Dans un contexte où le capitalisme semble s’être essoufflé au point de ne plus constituer un système viable pour notre société; il m’a semblé très intriguant d’apprendre à connaître ce « Trésorier-payeur » qui n’en est pas un, ce personnage fantasque que rien ne destinait à travailler dans une institution bancaire mais que son entêtement et son improbable quête de vérité ont amené à y faire carrière. A-t-on jamais entendu parler d’un banquier entièrement désintéressé ? Mieux, un banquier accueillant des pauvres surendettés dans la dépendance au fond de son jardin avant de collaborer avec Emmaüs pour leur trouver du travail ? Certains l’appelaient le « banquier-anarchiste », d’autres le prenaient véritablement pour un illuminé, mais Georges Bataille était bien plus que ça, un esprit libre, guidé seulement par sa recherche de transcendence et son amour de la volupté.
Soyons honnêtes, le début de ce récit a failli me faire abandonner cette lecture. Yannick Haenel n’a pas réussi à m’accrocher avec son propos introductif un peu perché où il explique sa participation à cette exposition dans les anciens locaux de la Banque de France de Béthune, laquelle l’a amené à s’intéresser au personnage du Trésorier-payeur. Pourtant, j’ai persévéré et beaucoup plus apprécié le récit par la suite, trouvant assez fascinant ce personnage complètement décalé. On ne comprend pas très bien ce qu’il cherche dans ce monde qui semble à mille lieues du sien, et pourtant, on finit par se passionner à ses côtés pour ses recherches nocturnes et ses envolées philosophiques.
C’est intéressant de voir comment, à travers un texte très littéraire, sur un sujet finalement assez romanesque, Yannick Haenel parvient à nous amener des réflexions sur l’état du capitalisme et ses dérives, sur les moments-clés qui ont entraîné la complète dérégulation du marché, sur les mécanismes idéologiques à l’oeuvre derrière ce qui n’était initialement qu’une monnaie d’échange. C’est donc toute une réflexion philosophique sur notre monde que le personnage atypique de Georges Bataille offre, et c’est une richesse incroyable, pour peu qu’on s’accroche un peu ! La prose de Yannick Haenel en elle-même m’a parfois perdue mais m’a également offert de magnifiques passages que je garde précieusement et aurais plaisir à relire.

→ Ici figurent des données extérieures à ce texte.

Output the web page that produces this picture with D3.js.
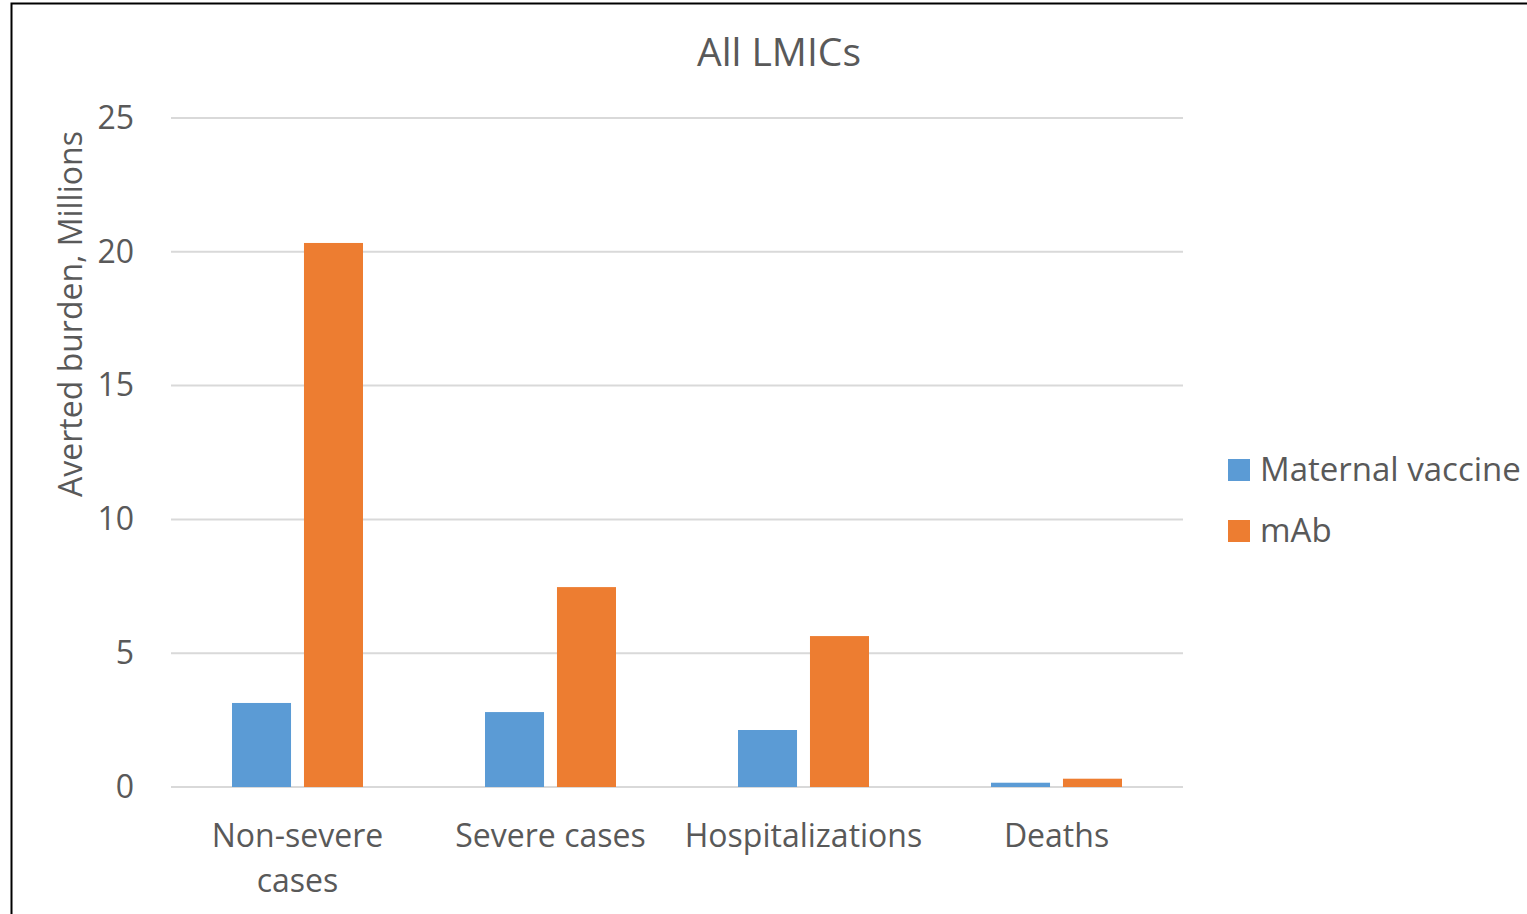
<!DOCTYPE html>
<html><head><meta charset="utf-8">
<script src="https://cdn.jsdelivr.net/npm/d3@7"></script>
<style>body{margin:0;background:#fff;} svg{display:block;}</style>
</head><body>
<script>
const categories = [["Non-severe","cases"],["Severe cases"],["Hospitalizations"],["Deaths"]];
const seriesNames = ["Maternal vaccine","mAb"];
const maternal = [3.14, 2.80, 2.13, 0.16];
const mab = [20.33, 7.47, 5.64, 0.31];
const yTicks = [0,5,10,15,20,25];
const colors = ["#5B9BD5","#ED7D31"];

const W=1527,H=914;
const svg=d3.select("body").append("svg").attr("width",W).attr("height",H);
const font="'Open Sans', 'Liberation Sans', sans-serif";
svg.append("rect").attr("x",11.5).attr("y",3.5).attr("width",W+20).attr("height",H+20)
  .attr("fill","#fff").attr("stroke","#000").attr("stroke-width",2);

const pL=171,pR=1183,pT=118,pB=787;
const x=d3.scaleBand().domain(d3.range(categories.length)).range([pL,pR]).paddingInner(0).paddingOuter(0);
const y=d3.scaleLinear().domain([0,25]).range([pB,pT]);
const xs=d3.scaleBand().domain([0,1]).range([61,x.bandwidth()-61]).paddingInner(0.18);

const g=svg.append("g");
g.selectAll("line.grid").data(yTicks).join("line")
  .attr("x1",pL).attr("x2",pR).attr("y1",d=>y(d)).attr("y2",d=>y(d))
  .attr("stroke","#d9d9d9").attr("stroke-width",2);

const yAxis=d3.axisLeft(y).tickValues(yTicks).tickSize(0).tickPadding(37);
const ya=svg.append("g").attr("transform",`translate(${pL},0)`).call(yAxis);
ya.select(".domain").remove();
ya.selectAll("text").attr("font-family",font).attr("font-size",32).attr("fill","#595959");

const data=categories.map((c,i)=>[maternal[i],mab[i]]);
const grp=svg.selectAll("g.cat").data(data).join("g").attr("transform",(d,i)=>`translate(${x(i)},0)`);
grp.selectAll("rect").data(d=>d).join("rect")
  .attr("x",(d,j)=>xs(j)).attr("width",xs.bandwidth())
  .attr("y",d=>y(d)).attr("height",d=>pB-y(d))
  .attr("fill",(d,j)=>colors[j]);

const xl=svg.selectAll("text.xl").data(categories).join("text")
  .attr("font-family",font).attr("font-size",32).attr("fill","#595959").attr("text-anchor","middle");
xl.each(function(c,i){
  const t=d3.select(this);
  c.forEach((line,k)=>t.append("tspan").attr("x",x(i)+x.bandwidth()/2).attr("y",847+k*45).text(line));
});

svg.append("text").attr("x",779).attr("y",66).attr("text-anchor","middle")
  .attr("font-family",font).attr("font-size",39).attr("fill","#595959").text("All LMICs");

svg.append("text").attr("transform",`translate(82,314) rotate(-90)`)
  .attr("text-anchor","middle").attr("font-family",font).attr("font-size",32).attr("fill","#595959")
  .text("Averted burden, Millions");

const lg=svg.selectAll("g.leg").data(seriesNames).join("g").attr("transform",(d,i)=>`translate(1228,${459+i*61})`);
lg.append("rect").attr("width",22).attr("height",22).attr("fill",(d,i)=>colors[i]);
lg.append("text").attr("x",32).attr("y",22).attr("font-family",font).attr("font-size",33).attr("fill","#595959").text(d=>d);
</script>
</body></html>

C’est l’histoire d’un banquier qui veut tout dépenser.
Au début des années 90, le jeune Bataille arrête la philosophie pour s’inscrire dans une école de commerce et décroche son premier poste à Béthune, dans la succursale de la Banque de France.
Dans cette ville où la fermeture des mines et les ravages du néolibéralisme ont installé un paysage de crise, la vie du Trésorier-payeur devient une aventure passionnée : protégé par le directeur de la banque, Charles Dereine, il défend les surendettés, découvre le vertige sexuel avec Annabelle, une libraire rimbaldienne, s’engage dans la confrérie des Charitables, collabore avec Emmaüs et rencontre l’amour de sa vie, la dentiste Lilya Mizaki.
Comment être anarchiste et travailler dans une banque ? Peut-on tout donner ? Yannick Haenel raconte comment il est possible, par la charité et l’érotisme, de résister de l’intérieur au monde du calcul.
Il n’y a rien de plus beau qu’un roman qui s’écrit ; le temps qu’on y consacre ressemble à celui de l’amour : aussi intense, aussi radieux, aussi blessant. On ne cesse d’avancer, de reculer, et c’est tout un château de nuances qui se construit avec notre désir : on s’exalte, on se décourage, mais à aucun moment on ne lâche sa vision. Parfois un mur se dresse, on tâtonne le long des pierres, et lorsqu’on trouve une brèche, on s’y rue avec un sentiment de liberté inouïe. Les lueurs, alors, s’agrandissent, et c’est toute une mosaïque de petites lumières qui s’assemble peu à peu, jusqu’à former non seulement un soleil, mais aussi une lune : un univers complet, avec ses nuits et ses jours.